As far as barbeques are concerned, to keep things safe for the cats, instead of using regular charcoal, we use a propane-fired grill. Lighter fluid fumes can be irritating to cats’ lungs and central nervous system if inhaled accidentally.
Since our holiday menu includes a huge tossed salad, an avocado dip, and a luscious concoction of mixed fruits, I politely remind our guests to be cautious if the cats are nearby, since avocados, grapes, raisins, garlic and onions can be toxic to cats. Chocolate and coffee can also be toxic to cats so when dessert time rolls around, once the cats are safely ensconced in our bedroom I feel more at ease. We would be very upset if the cats got sick should they manage to con one of the guests into giving them cake and iced coffee.
While it’s fun to have friends and family with us to share in the holiday celebration, at the same time it’s a priority to keep our cats secure. It’s critical to make arrangements to ensure that this extraordinary day is both fun and safe for us and our kitties.
Although July 4th is one of the country’s most widely celebrated holidays, it is actually the most dangerous ones for cats. The noisy parades, the tempting barbeques and the raucous firework displays we enjoy can be at the same time perilous for cats. In fact, these celebratory events can become extremely traumatic for them.

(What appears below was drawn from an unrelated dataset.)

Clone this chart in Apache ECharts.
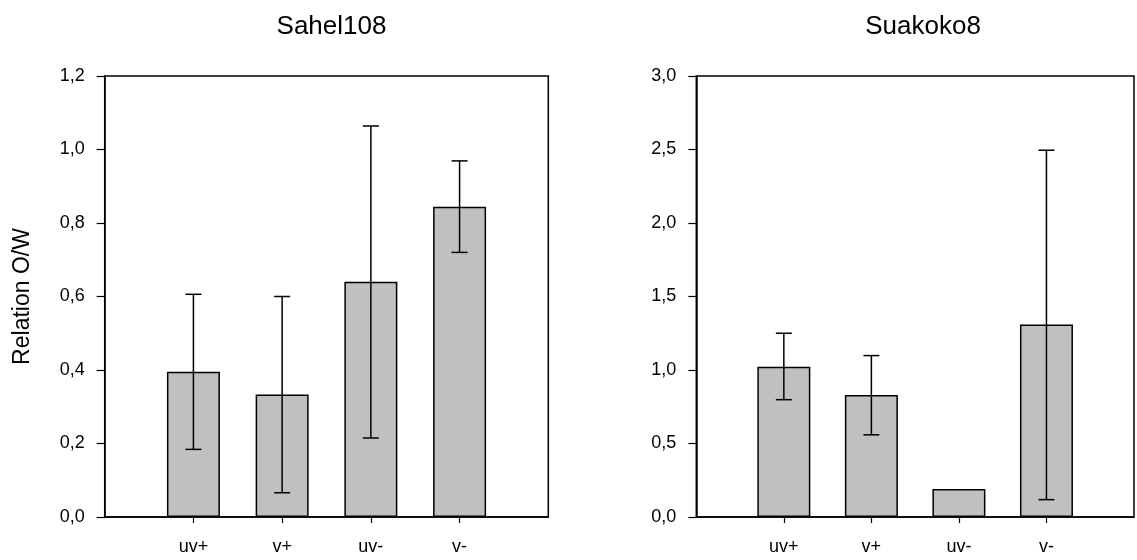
<!DOCTYPE html>
<html>
<head>
<meta charset="utf-8">
<script src="https://cdn.jsdelivr.net/npm/echarts@6/dist/echarts.min.js"></script>
<style>
html,body{margin:0;padding:0;background:#fff;}
#chart{width:1137px;height:560px;}
</style>
</head>
<body>
<div id="chart"></div>
<script>
// ---- data ----
const categories = ['uv+', 'v+', 'uv-', 'v-'];
const titles = ['Sahel108', 'Suakoko8'];
const yAxisName = 'Relation O/W';

const sahelMeans = [0.395, 0.333, 0.640, 0.844];
const sahelLow   = [0.184, 0.066, 0.215, 0.720];
const sahelHigh  = [0.606, 0.600, 1.064, 0.969];

const suakokoMeans = [1.022, 0.830, 0.191, 1.309];
const suakokoLow   = [0.798, 0.559, null, 0.118];
const suakokoHigh  = [1.250, 1.098, null, 2.495];

const sahelTicks = { min: 0, max: 1.2, interval: 0.2 };
const suakokoTicks = { min: 0, max: 3.0, interval: 0.5 };

// ---- build ----
const FONT = 'Liberation Sans, Arial, sans-serif';
const axisCats = [''].concat(categories, ['']);
const fmt = v => v.toFixed(1).replace('.', ',');

const grids = [
  { left: 104.7, top: 76, width: 443.6, height: 441 },
  { left: 696.3, top: 76, width: 446, height: 441 }
];

function xAxisFor(i) {
  return {
    type: 'category', gridIndex: i, data: axisCats, boundaryGap: false,
    axisLine: { lineStyle: { color: '#000', width: 1.5 } },
    axisTick: { show: true, length: 6, lineStyle: { color: '#000', width: 1.2 },
      interval: (idx) => idx > 0 && idx < axisCats.length - 1 },
    axisLabel: { color: '#000', fontSize: 18, fontFamily: FONT, margin: 21,
      interval: 0 },
    splitLine: { show: false }
  };
}
function yAxisFor(i, t) {
  const ax = {
    type: 'value', gridIndex: i, min: t.min, max: t.max, interval: t.interval,
    axisLine: { show: true, lineStyle: { color: '#000', width: 1.5 } },
    axisTick: { show: true, length: 8, lineStyle: { color: '#000', width: 1.2 } },
    axisLabel: { color: '#000', fontSize: 18, fontFamily: FONT, margin: 20, formatter: fmt },
    splitLine: { show: false }
  };
  if (i === 0) {
    ax.name = yAxisName;
    ax.nameLocation = 'middle';
    ax.nameGap = 71;
    ax.nameTextStyle = { color: '#000', fontSize: 23, fontFamily: FONT };
  }
  return ax;
}

function barSeries(i, means) {
  return {
    type: 'bar', xAxisIndex: i, yAxisIndex: i,
    data: [null].concat(means, [null]),
    barWidth: 53,
    itemStyle: { color: '#c0c0c0', borderColor: '#000', borderWidth: 1.5 },
    silent: true, z: 2
  };
}
function errSeries(i, low, high) {
  const d = [];
  low.forEach((l, k) => { if (l !== null && high[k] !== null) d.push([k + 1, l, high[k]]); });
  return {
    type: 'custom', xAxisIndex: i, yAxisIndex: i, z: 5, silent: true,
    data: d,
    renderItem: function (params, api) {
      const x = api.value(0);
      const lo = api.coord([x, api.value(1)]);
      const hi = api.coord([x, api.value(2)]);
      const hw = 8;
      const st = { stroke: '#000', lineWidth: 1.5 };
      return { type: 'group', children: [
        { type: 'line', shape: { x1: lo[0], y1: lo[1], x2: hi[0], y2: hi[1] }, style: st },
        { type: 'line', shape: { x1: hi[0] - hw, y1: hi[1], x2: hi[0] + hw, y2: hi[1] }, style: st },
        { type: 'line', shape: { x1: lo[0] - hw, y1: lo[1], x2: lo[0] + hw, y2: lo[1] }, style: st }
      ]};
    }
  };
}

const chart = echarts.init(document.getElementById('chart'), null, { renderer: 'canvas' });
chart.setOption({
  animation: false,
  backgroundColor: '#fff',
  title: titles.map((t, i) => ({
    text: t, left: grids[i].left + (i === 0 ? grids[i].width : 443.6) / 2, top: 9, textAlign: 'center',
    textStyle: { color: '#000', fontSize: 26, fontWeight: 'normal', fontFamily: FONT }
  })),
  grid: grids.map(g => Object.assign({ show: true, borderColor: '#000', borderWidth: 1.5, backgroundColor: 'transparent' }, g)),
  xAxis: [xAxisFor(0), xAxisFor(1)],
  yAxis: [yAxisFor(0, sahelTicks), yAxisFor(1, suakokoTicks)],
  series: [
    barSeries(0, sahelMeans), errSeries(0, sahelLow, sahelHigh),
    barSeries(1, suakokoMeans), errSeries(1, suakokoLow, suakokoHigh)
  ]
});
</script>
</body>
</html>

Because cats have acutely sensitive ears, they can be devastated by the cacophony of the unfamiliar sound of fireworks. To help prevent feline meltdown as the evening draws close, we bring them indoors; making sure all our windows are tightly closed. We turn up the A/C and tune the radio to a classical music station, but if this strategy doesn’t work, to comfort and reassure them, I sit with them in our bedroom for a while.
To achieve huge success for your Fourth of July celebration and safeguard your beloved fur kids, please keep a watchful eye on their behavior, their surroundings and what they are fed. Gauge when and if it is prudent to temporarily put them into a safe, quiet room so they remain calm. By taking these simple precautions, you can make July 4th one of the “safest” days for your kitties.